What exactly was unfair about Bork’s treatment is unclear. No falsehoods about him were told, nor was his personal life a major topic of discussion. Bork, perhaps more than any other nominee in history, lost on the merits: His rejection was the result of a judicial philosophy far to the right of the average American. He had spent his time as a law professor developing a theory of antitrust law that advocated for minimal government regulation of behemoth corporations and paved the way for the unprecedented levels of concentrated corporate power we see today. In 1963, he wrote an article for The New Republic titled “Civil Rights—A Challenge,” in which he argued that forcing business owners to serve minorities is “a principle of unsurpassed ugliness.” Bork was instrumental in Watergate’s Saturday Night Massacre, where he fired Special Prosecutor Archibald Cox at President Nixon’s request.
The list goes on: Bork did not believe the Equal Protection Clause applied to women (who he claimed, in 2011, “aren’t discriminated against anymore”). He argued that vulgar or explicit art is not protected by the First Amendment, expressly advocating for aggressive censorship of movies, music, and the Internet. He believed that poll taxes and literacy tests for voters were constitutional, and handwaved away the poll tax at issue in Harper v. Virginia Board of Elections as “a very small tax.” He had ruled as a federal judge that an employer could force female employees to choose between being fired or being sterilized. He was aggressively homophobic, ultimately spending a sizable portion of his post-judicial career promoting a constitutional amendment to ban same-sex marriage.

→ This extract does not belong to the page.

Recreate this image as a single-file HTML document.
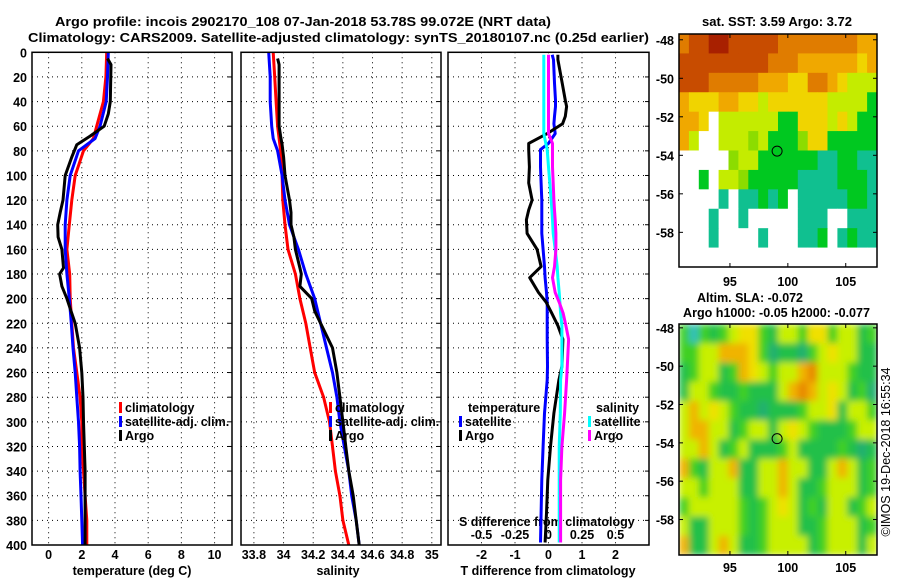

Bork was hounded on these topics at his confirmation hearing. When Wyoming Senator Alan Simpson, a Republican, tried to toss him a softball by asking why he wanted to be on the Supreme Court, Bork whiffed: he responded that it would be an “intellectual feast,” giving off the air of an aloof academic (not to mention outing himself as the kind of person who uses the term “intellectual feast”). By the end of the hearings, a majority of Americans opposed Bork’s appointment, and six Republicans would join the Democrats in voting against him.
For his suffering, Bork has become something of a martyr for members of the conservative legal movement. To them, Bork’s defeat was not the result of his fringe ideology, but the output of a Democratic Party that had launched a scurrilous and unprecedented campaign to defeat his nomination.
This narrative does not withstand even a glancing Google search. There was nothing particularly unprecedented about the rejection of a Supreme Court nominee. Bork was not the first nominee to be voted down by the Senate—he was the eleventh, and the third in just twenty years. Nor was this the first time that a nomination was embroiled in political controversy. President Lyndon Johnson’s 1968 attempt to elevate Justice Abe Fortas to Chief Justice was filibustered by Senate Republicans, who insisted that some of Fortas’s fairly commonplace private speaking fees were tantamount to an ethical breach. (Richard Nixon finished that hit job a year later when, in a transparent bid to free up a Supreme Court seat, he opened an investigation into Fortas that eventually led him to resign from the Court). Even before that, the Court had often been the focus of political attention—conservatives spent the 1960s bristling at the liberal holdings of the Warren Court, and “Impeach Earl Warren” billboards sprung up across the South. By the time Bork was nominated in 1987, the Court had been “divisive” for decades.
Why, then, do conservatives still harp on Robert Bork? In some ways the answer is simple. Republicans will never stop talking about Bork because it provides them with something they desperately need: an excuse. The GOP’s conduct in Supreme Court appointments, and their months-long blockade of President Barack Obama’s 2016 nomination of Merrick Garland in particular, was everything they pretend the Bork nomination was: unprecedented, nakedly partisan gamesmanship. Unable to come up with a more substantive justification, they’ve settled for a childhood classic: “You started it.”
But there’s more to the Republican fixation on Bork than just political leverage. To the right, it must be that Bork was treated unfairly, because the alternative is that Americans saw everything Bork stood for—everything conservatives stood for—and were disgusted. Bork was fairly forthcoming about what he believed, both during his confirmation hearing and throughout his career. But candor is not particularly useful when you’re a piece of shit, and it was the Senate’s unobstructed view of Bork’s reactionary beliefs that would sink his nomination.
For conservative lawyers, the real lesson of the Bork nomination was clear: In order for right-wing ideology to be digestible to the public, it needs to be cloaked in the language of legal technicality. Issues of politics and principle—from civil rights to voting rights and reproductive freedom—must be carefully reframed as matters of rote Constitutional interpretation. Conservatives’ concern isn’t about abortion, it’s about the scope of the 14th Amendment. They aren’t trying to stop people from voting, they’re protecting states’ rights to control their own elections. For every reactionary political position, they built a conveniently adjacent legal doctrine.
It is in the nature of reactionary movements that their heroes will often die monsters. When you spend your life standing in opposition to social progress, you risk being on the wrong side of public opinion by the end of it. When Bork came of age, support for segregation was widespread, and the view that homosexuality was degenerate, deviant behavior was mainstream. When he died in 2012, the president was Black, and gay marriage was on the verge of becoming legal nationwide. When the right mourns Bork’s defeat, they’re not mourning the erosion of Senate decorum or the politicization of the Supreme Court. They’re mourning the retreat into the shadows of an ideology that could no longer survive in the light.